Mi metto al letto verso le 23, mi addormento alle 4, quando i ragazzini trovano pace dopo essersi idealmente sorbiti tutte le maledizioni che la mia bocca è stata in grado di partorire in un crescendo rossiniano da censura e da vietare anche ai minori di 56 anni.

Alle 8 mi alzo, dopo 4 ore di sonno tutt’altro che rigeneranti. Alle 11 passano a prendermi e alle 12 sono in postazione. Evito il racconto della lunga giornata lavorativa inaugurata da un panino al salame da 11 e lode e conclusa da un lasagna di alto livello. Alle 21 rimetto piede in casa e scopro che nella nostra luminosa e bianca living-room è in corso una serata.

Marie, la padrona di casa, mi accoglie dicendomi che stanno facendo un wine-tasting e i vini vengono proprio dal Belpaese.
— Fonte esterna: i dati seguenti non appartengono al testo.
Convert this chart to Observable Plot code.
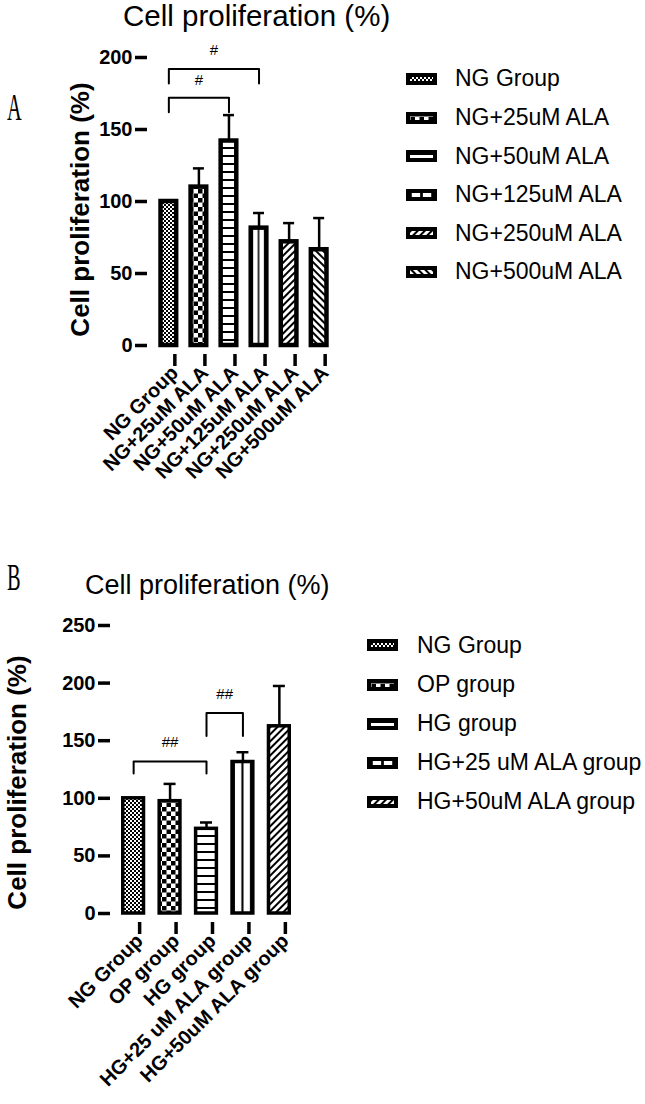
<!DOCTYPE html>
<html><head><meta charset="utf-8">
<script src="https://cdn.jsdelivr.net/npm/d3@7"></script>
<script src="https://cdn.jsdelivr.net/npm/@observablehq/plot@0.6"></script>
<style>
body{margin:0;background:#fff;font-family:"Liberation Sans",Arial,sans-serif;}
#root{position:relative;width:645px;height:1104px;overflow:hidden;background:#fff;}
.abs{position:absolute;line-height:1;white-space:nowrap;color:#000;}
.letter{font-family:"Liberation Serif",serif;font-size:37px;transform:scaleX(0.55);transform-origin:left top;}
.legend{position:absolute;}
.legend .row{display:flex;align-items:center;}
.legend .row span{font-size:23px;line-height:1;color:#000;}
.legend svg{display:block;}
</style></head><body>
<svg width="0" height="0" style="position:absolute">
<defs>
<pattern id="p-fine" patternUnits="userSpaceOnUse" width="4" height="4"><rect width="4" height="4" fill="#fff"/><rect width="2" height="2" fill="#000"/><rect x="2" y="2" width="2" height="2" fill="#000"/></pattern>
<pattern id="p-check" patternUnits="userSpaceOnUse" width="9" height="9"><rect width="9" height="9" fill="#fff"/><rect width="4.5" height="4.5" fill="#000"/><rect x="4.5" y="4.5" width="4.5" height="4.5" fill="#000"/></pattern>
<pattern id="p-hline" patternUnits="userSpaceOnUse" width="8" height="8"><rect width="8" height="8" fill="#fff"/><rect y="3" width="8" height="2" fill="#000"/></pattern>
<pattern id="p-vline" patternUnits="objectBoundingBox" patternContentUnits="objectBoundingBox" width="1" height="1"><rect width="1" height="1" fill="#fff"/><rect x="0" width="0.14" height="1" fill="#000"/><rect x="0.45" width="0.1" height="1" fill="#000"/><rect x="0.86" width="0.14" height="1" fill="#000"/></pattern>
<pattern id="p-diag" patternUnits="userSpaceOnUse" width="5" height="5" patternTransform="rotate(45)"><rect width="5" height="5" fill="#fff"/><rect width="2" height="5" fill="#000"/></pattern>
<pattern id="p-anti" patternUnits="userSpaceOnUse" width="5" height="5" patternTransform="rotate(-45)"><rect width="5" height="5" fill="#fff"/><rect width="2" height="5" fill="#000"/></pattern>
</defs></svg>
<div id="root"></div>
<script>
// ---------- Panel A data ----------
const titleA = "Cell proliferation (%)";
const yLabelA = "Cell proliferation (%)";
const catsA = ["NG Group", "NG+25uM ALA", "NG+50uM ALA", "NG+125uM ALA", "NG+250uM ALA", "NG+500uM ALA"];
const meanA = [100, 110, 142, 81.5, 72, 66.5];
const errA = [0, 13, 18, 10.5, 13, 22];
const patA = ["p-fine", "p-check", "p-hline", "p-vline", "p-diag", "p-anti"];
const ticksA = [0, 50, 100, 150, 200];
const domainA = [0, 200];
const bracketFromA = ["NG Group", "NG Group"];
const bracketToA = ["NG+50uM ALA", "NG+125uM ALA"];
const bracketLowA = [162, 182];
const bracketHighA = [172, 192];
const bracketLabelA = ["#", "#"];
const bracketLabelYA = [184, 205];

// ---------- Panel B data ----------
const titleB = "Cell proliferation (%)";
const yLabelB = "Cell proliferation (%)";
const catsB = ["NG Group", "OP group", "HG group", "HG+25 uM ALA group", "HG+50uM ALA group"];
const meanB = [100, 97.5, 73.5, 131.5, 162.5];
const errB = [0, 15, 5.5, 8.5, 35];
const patB = ["p-fine", "p-check", "p-hline", "p-vline", "p-diag"];
const ticksB = [0, 50, 100, 150, 200, 250];
const domainB = [0, 250];
const bracketFromB = ["NG Group", "HG group"];
const bracketToB = ["HG group", "HG+25 uM ALA group"];
const bracketLowB = [121.5, 154];
const bracketHighB = [132, 174];
const bracketLabelB = ["##", "##"];
const bracketLabelYB = [148.5, 190];

function makePanel(c) {
  const xOpts = {type: "band", domain: c.cats, paddingInner: c.pi, paddingOuter: c.po, round: false};
  const xs = Plot.scale({x: {...xOpts, range: [c.ml, c.width - c.mr]}});
  const bw = xs.bandwidth;
  const rows = c.cats.map((cat, i) => ({cat, mean: c.mean[i], err: c.err[i], pat: `url(#${c.pat[i]})`}));
  const withErr = rows.filter(d => d.err > 0);
  const bpts = [];
  c.bFrom.forEach((f, i) => {
    const t = c.bTo[i];
    bpts.push({k: i, x: f, y: c.bLow[i]}, {k: i, x: f, y: c.bHigh[i]}, {k: i, x: t, y: c.bHigh[i]}, {k: i, x: t, y: c.bLow[i]});
  });
  const labelMarks = c.bFrom.map((f, i) => Plot.text([{x: f, y: c.bLabelY[i], t: c.bLabel[i]}], {
    x: "x", y: "y", text: "t", fontSize: 15, fontWeight: "normal",
    dx: (xs.apply(c.bTo[i]) - xs.apply(f)) / 2
  }));
  const inset = (bw - c.capW) / 2;
  return Plot.plot({
    width: c.width, height: c.height,
    marginLeft: c.ml, marginRight: c.mr, marginTop: c.mt, marginBottom: c.mb,
    x: xOpts,
    y: {domain: c.domain, ticks: c.ticks},
    style: {fontFamily: "'Liberation Sans', Arial, sans-serif", color: "#000", background: "transparent", overflow: "visible"},
    marks: [
      Plot.barY(rows, {x: "cat", y: "mean", fill: "pat", stroke: "#000", strokeWidth: c.sw}),
      Plot.ruleX(withErr, {x: "cat", y1: "mean", y2: d => d.mean + d.err, stroke: "#000", strokeWidth: 2.5}),
      Plot.tickY(withErr, {x: "cat", y: d => d.mean + d.err, stroke: "#000", strokeWidth: 2.5, insetLeft: inset, insetRight: inset}),
      Plot.line(bpts, {x: "x", y: "y", z: "k", stroke: "#000", strokeWidth: 2}),
      ...labelMarks,
      Plot.axisY({ticks: c.ticks, tickSize: 12, tickPadding: 3, strokeWidth: 3.5, fontSize: 20, fontWeight: "bold", line: true, label: null}),
      Plot.axisX({tickSize: 12, tickPadding: 3, tickRotate: -45, strokeWidth: 3.5, fontSize: 20, fontWeight: "bold", line: true, label: null, dx: 6, dy: 9}),
      Plot.text([c.yLabel], {frameAnchor: "left", textAnchor: "middle", rotate: -90, dx: c.labelX - c.ml, dy: c.labelDy, fontSize: 26, fontWeight: "bold"})
    ]
  });
}

function makeLegend(cats, pats, left, firstCenter, spacing, gap) {
  const div = document.createElement("div");
  div.className = "legend";
  div.style.left = left + "px";
  div.style.top = (firstCenter - spacing / 2) + "px";
  cats.forEach((cat, i) => {
    const row = document.createElement("div");
    row.className = "row";
    row.style.height = spacing + "px";
    row.innerHTML = `<svg width="31" height="12"><rect x="2" y="2" width="27" height="8" fill="url(#${pats[i]})" stroke="#000" stroke-width="4"/></svg><span style="margin-left:${gap}px"></span>`;
    row.querySelector("span").textContent = cat;
    div.appendChild(row);
  });
  return div;
}

function addText(txt, cls, left, top, size) {
  const d = document.createElement("div");
  d.className = "abs " + cls;
  d.style.left = left + "px";
  d.style.top = top + "px";
  if (size) d.style.fontSize = size + "px";
  d.textContent = txt;
  root.appendChild(d);
}

const root = document.getElementById("root");

// Panel A
const wrapA = document.createElement("div");
wrapA.style.cssText = "position:absolute;left:0;top:0;";
wrapA.appendChild(makePanel({
  cats: catsA, mean: meanA, err: errA, pat: patA, ticks: ticksA, domain: domainA,
  bFrom: bracketFromA, bTo: bracketToA, bLow: bracketLowA, bHigh: bracketHighA, bLabel: bracketLabelA, bLabelY: bracketLabelYA,
  yLabel: yLabelA, width: 340, height: 480, ml: 147, mr: 0, mt: 57, mb: 135, pi: 0.48, po: 0.45, sw: 4.5, capW: 11, labelX: 80, labelDy: 8
}));
root.appendChild(wrapA);
addText(titleA, "", 123, 1, 29.5);
addText("A", "letter", 7, 89);
root.appendChild(makeLegend(catsA, patA, 406, 79, 38.6, 18));

// Panel B
const wrapB = document.createElement("div");
wrapB.style.cssText = "position:absolute;left:0;top:600px;";
wrapB.appendChild(makePanel({
  cats: catsB, mean: meanB, err: errB, pat: patB, ticks: ticksB, domain: domainB,
  bFrom: bracketFromB, bTo: bracketToB, bLow: bracketLowB, bHigh: bracketHighB, bLabel: bracketLabelB, bLabelY: bracketLabelYB,
  yLabel: yLabelB, width: 302, height: 500, ml: 110, mr: 0, mt: 25, mb: 187, pi: 0.43, po: 0.35, sw: 3.5, capW: 12, labelX: 17, labelDy: 13
}));
root.appendChild(wrapB);
addText(titleB, "", 85, 572, 27);
addText("B", "letter", 7, 559);
root.appendChild(makeLegend(catsB, patB, 367, 645.5, 39.1, 19));
</script>
</body></html>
Mi bevo un bicchiere di Montepulciano, ne rifiuto un altro paio e poi vengo coinvolto mio malgrado poiché la mia cittadinanza mi inchioda e si incastra fin troppo bene con la serata.

“Parlaci di vino! Dai!” Al terzo invito congiunto della padrona di casa e dei suoi dieci ospiti franco-canadesi, so che non posso più esimermi pur avendo apertamente dichiarato di non essere un intenditore di vini italiani e nemmeno un fine bevitore.

Alla fine, quando comprendo di non avere scampo, vedo sul muro proiettate delle diapositive, mi piazzano quella gigante dell’Italia divisa in regioni e capisco che devo parlare. Non so che dire onestamente, ma da saltimbanco navigato, parto con il discorso che si snoda fra quelle nozioni base e frammentarie che so sul vino e sulla mia conoscenza approfondita della mia terra fra riferimenti gastronomici e qualche aggiunta storica. Ne esce un monologo che sembra piacere agli invitati, i quali sorridono e sembrano farlo non per pietà e nemmeno per educazione.

Sdrammatizzo e prendo coraggio, alla fine divento l’uomo partita inatteso della serata, mentre immagino davanti a me David e Alfredo che mi guardano nella mia performance con quest’ultimo che rivolgendosi al Gatto dice: “Ma il Ciofi è un uomo d’avanspettacolo, Gallo…”

Me ne torno al piano di sotto dopo essermi intrattenuto ulteriormente con gli ospiti, parlando di ciò che faccio e tornando su alcuni aspetti del mio discorso, senza lesinare battute e sorrisi, da uomo consumato di spettacolo che conduce notiziari, rilascia interviste e parla di vini all’improvviso dopo 12 ore non semplicissime.

 

Mister, fammi giocare domani che una doppietta al derby secondo me, ora come ora, magari la faccio pure. Ti prego.